--- Records supplied ---
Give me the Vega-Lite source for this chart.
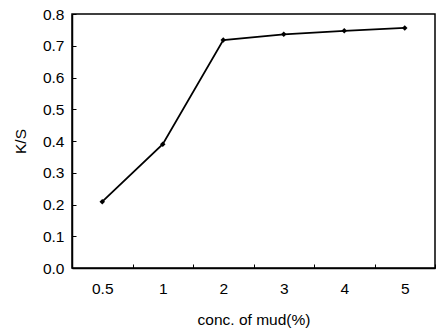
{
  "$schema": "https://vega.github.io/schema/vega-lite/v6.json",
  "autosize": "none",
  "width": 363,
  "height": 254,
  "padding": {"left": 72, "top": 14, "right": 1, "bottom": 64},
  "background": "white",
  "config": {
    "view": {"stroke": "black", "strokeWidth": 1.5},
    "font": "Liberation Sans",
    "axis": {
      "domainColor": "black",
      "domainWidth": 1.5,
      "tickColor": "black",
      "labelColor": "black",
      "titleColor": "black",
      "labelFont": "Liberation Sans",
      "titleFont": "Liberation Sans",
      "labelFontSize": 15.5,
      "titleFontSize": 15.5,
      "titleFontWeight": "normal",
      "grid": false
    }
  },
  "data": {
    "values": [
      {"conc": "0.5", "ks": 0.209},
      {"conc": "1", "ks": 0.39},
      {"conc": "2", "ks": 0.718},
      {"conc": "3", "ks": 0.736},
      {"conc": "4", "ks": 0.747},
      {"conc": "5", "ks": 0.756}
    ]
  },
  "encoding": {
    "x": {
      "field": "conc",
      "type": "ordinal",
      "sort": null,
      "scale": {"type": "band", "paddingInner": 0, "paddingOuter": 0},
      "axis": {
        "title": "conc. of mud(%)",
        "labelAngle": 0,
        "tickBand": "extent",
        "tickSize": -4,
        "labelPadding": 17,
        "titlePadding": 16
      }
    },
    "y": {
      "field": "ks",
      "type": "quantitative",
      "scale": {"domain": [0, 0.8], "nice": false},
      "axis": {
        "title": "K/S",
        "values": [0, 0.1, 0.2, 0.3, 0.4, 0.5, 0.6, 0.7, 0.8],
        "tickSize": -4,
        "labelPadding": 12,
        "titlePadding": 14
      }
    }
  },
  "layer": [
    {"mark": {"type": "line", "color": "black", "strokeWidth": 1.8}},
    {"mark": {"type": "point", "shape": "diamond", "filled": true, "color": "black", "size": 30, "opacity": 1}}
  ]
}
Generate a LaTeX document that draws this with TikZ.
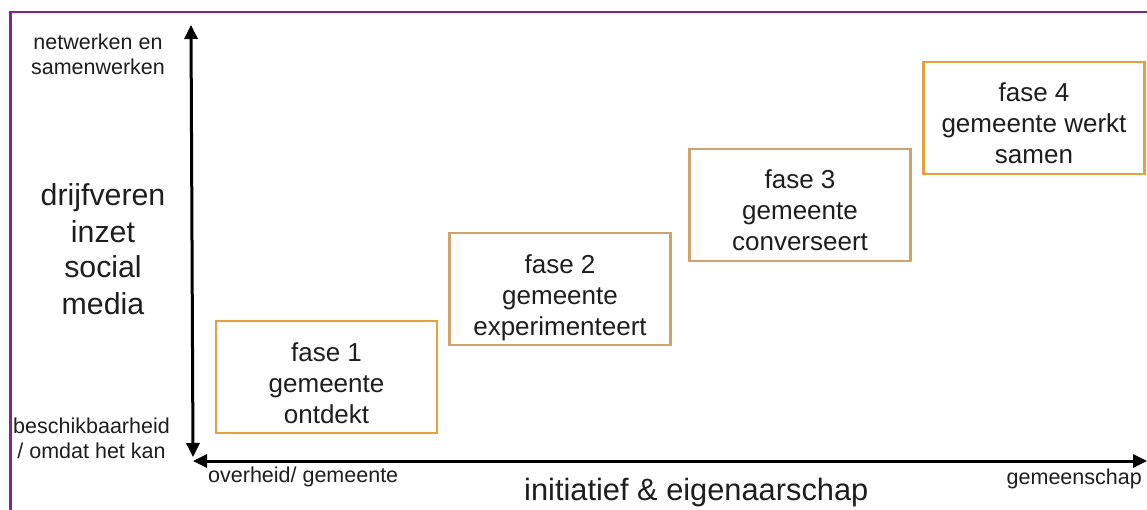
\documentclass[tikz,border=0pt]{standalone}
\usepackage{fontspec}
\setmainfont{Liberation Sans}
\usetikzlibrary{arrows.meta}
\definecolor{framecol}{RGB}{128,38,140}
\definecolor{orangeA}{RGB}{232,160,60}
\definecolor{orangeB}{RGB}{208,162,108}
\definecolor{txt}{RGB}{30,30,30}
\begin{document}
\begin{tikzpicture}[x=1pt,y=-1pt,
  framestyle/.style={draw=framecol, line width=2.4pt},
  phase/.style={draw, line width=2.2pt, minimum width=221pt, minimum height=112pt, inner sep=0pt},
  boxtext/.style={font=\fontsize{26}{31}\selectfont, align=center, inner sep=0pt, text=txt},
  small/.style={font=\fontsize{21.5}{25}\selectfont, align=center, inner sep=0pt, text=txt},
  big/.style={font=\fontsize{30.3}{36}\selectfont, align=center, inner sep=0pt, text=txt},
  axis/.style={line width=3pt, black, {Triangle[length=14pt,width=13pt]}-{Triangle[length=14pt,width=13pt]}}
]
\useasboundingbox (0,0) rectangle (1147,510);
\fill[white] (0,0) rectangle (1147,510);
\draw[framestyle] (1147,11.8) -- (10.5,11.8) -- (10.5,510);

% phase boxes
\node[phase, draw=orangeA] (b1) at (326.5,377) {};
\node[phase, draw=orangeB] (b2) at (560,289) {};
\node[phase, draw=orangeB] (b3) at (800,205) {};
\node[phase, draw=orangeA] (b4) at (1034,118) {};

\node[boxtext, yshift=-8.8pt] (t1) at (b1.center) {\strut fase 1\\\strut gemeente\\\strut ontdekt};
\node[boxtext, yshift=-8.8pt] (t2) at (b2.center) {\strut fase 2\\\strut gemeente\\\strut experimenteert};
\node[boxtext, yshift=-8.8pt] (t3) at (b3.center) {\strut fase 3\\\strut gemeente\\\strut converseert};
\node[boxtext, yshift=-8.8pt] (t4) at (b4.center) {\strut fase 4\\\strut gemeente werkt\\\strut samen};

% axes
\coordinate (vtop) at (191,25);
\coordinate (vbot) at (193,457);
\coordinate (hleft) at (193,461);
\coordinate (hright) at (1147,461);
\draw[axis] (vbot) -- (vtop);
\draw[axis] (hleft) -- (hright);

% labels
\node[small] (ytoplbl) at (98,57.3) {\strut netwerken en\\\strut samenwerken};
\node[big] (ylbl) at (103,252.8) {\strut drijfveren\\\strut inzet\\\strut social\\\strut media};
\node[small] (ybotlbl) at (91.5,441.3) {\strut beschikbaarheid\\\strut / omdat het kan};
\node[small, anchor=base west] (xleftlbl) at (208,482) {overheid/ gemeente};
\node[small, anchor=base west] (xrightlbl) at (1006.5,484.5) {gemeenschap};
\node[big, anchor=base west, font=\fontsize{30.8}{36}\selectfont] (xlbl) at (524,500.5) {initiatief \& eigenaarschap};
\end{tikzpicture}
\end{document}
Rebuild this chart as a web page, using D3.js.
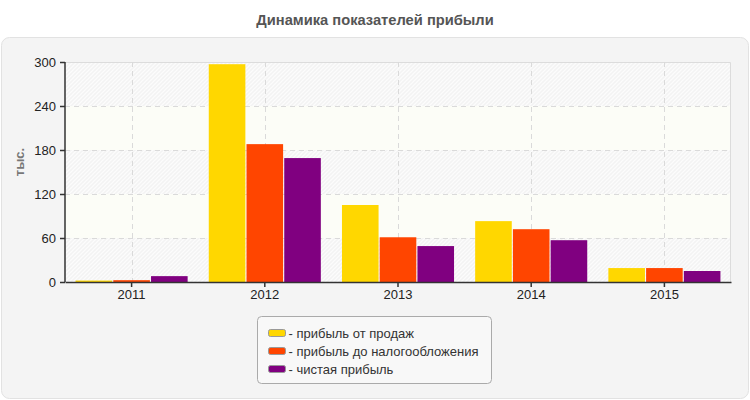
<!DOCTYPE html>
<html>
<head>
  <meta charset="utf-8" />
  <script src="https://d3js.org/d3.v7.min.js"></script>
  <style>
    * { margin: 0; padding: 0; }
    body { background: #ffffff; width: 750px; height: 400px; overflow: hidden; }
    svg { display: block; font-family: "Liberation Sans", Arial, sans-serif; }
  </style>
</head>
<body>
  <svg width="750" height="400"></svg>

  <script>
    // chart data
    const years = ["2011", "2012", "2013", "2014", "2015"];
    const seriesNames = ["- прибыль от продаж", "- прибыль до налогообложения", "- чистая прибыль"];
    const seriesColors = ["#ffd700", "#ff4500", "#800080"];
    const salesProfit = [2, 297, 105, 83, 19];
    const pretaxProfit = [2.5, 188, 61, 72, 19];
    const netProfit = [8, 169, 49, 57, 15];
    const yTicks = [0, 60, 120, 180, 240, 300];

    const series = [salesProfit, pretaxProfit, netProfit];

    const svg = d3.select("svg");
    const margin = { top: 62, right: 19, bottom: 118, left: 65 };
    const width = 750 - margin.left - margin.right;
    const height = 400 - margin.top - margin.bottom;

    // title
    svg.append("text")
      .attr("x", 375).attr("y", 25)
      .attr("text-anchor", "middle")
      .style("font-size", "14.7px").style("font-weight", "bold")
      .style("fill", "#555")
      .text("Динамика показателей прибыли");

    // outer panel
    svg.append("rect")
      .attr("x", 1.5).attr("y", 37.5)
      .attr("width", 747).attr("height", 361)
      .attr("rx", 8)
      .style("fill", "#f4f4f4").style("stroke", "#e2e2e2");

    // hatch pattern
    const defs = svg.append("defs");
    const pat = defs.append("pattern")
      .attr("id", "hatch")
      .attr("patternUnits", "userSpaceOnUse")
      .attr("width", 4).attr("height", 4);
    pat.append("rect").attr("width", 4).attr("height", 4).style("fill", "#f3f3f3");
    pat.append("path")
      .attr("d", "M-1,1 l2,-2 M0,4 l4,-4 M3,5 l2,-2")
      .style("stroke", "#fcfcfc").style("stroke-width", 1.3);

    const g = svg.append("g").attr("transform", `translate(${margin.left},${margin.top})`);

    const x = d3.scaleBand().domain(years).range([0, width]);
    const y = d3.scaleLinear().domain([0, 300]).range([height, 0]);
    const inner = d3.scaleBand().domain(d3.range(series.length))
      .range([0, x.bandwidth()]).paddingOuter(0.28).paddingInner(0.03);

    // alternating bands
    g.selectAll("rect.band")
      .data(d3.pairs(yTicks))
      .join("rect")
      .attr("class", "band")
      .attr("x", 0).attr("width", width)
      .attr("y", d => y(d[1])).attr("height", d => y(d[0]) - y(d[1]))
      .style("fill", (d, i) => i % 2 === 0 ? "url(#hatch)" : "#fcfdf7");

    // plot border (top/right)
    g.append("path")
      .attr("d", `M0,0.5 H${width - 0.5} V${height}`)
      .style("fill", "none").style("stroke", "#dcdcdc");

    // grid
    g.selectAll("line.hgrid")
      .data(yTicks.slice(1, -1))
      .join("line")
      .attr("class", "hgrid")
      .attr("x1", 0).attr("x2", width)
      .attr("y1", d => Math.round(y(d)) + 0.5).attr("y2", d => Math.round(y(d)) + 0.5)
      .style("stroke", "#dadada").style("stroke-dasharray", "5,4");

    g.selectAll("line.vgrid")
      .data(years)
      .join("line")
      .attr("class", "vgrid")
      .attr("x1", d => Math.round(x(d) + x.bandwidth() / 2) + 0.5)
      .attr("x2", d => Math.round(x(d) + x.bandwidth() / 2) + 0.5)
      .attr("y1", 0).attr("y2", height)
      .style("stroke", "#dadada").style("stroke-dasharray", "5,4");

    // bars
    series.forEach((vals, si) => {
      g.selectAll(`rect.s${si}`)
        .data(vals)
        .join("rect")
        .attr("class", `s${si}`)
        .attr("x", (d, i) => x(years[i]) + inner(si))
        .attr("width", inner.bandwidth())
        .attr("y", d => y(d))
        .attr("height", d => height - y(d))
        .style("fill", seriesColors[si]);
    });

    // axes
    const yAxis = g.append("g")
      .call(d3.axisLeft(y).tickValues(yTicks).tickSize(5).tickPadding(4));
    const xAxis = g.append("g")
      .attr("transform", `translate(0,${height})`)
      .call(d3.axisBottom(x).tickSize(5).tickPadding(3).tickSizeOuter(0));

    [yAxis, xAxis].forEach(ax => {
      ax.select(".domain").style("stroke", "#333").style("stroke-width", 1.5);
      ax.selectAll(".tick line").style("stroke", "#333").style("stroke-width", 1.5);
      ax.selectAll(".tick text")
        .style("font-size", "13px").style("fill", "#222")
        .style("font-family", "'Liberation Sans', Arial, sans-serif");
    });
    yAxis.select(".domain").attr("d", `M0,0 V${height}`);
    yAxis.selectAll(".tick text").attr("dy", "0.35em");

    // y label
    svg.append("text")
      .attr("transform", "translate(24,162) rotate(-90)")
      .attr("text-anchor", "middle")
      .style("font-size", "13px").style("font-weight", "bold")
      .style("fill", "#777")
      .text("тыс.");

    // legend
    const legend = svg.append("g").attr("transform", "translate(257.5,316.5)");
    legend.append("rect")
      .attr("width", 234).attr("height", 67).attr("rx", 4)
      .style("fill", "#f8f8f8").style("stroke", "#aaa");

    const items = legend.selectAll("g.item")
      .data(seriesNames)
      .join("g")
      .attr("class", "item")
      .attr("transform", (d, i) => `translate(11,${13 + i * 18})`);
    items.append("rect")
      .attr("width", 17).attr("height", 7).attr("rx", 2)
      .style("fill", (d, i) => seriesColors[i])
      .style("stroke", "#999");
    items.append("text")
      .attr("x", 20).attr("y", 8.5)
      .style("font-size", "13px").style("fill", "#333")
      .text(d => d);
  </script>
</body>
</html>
---
Problem description:
Gather every line from the entries above where the word "chart" appears, and copy them.

Solution to this task:
Give me the Vega-Lite source for this chart.
Rebuild this chart as a web page, using D3.js.
    // chart data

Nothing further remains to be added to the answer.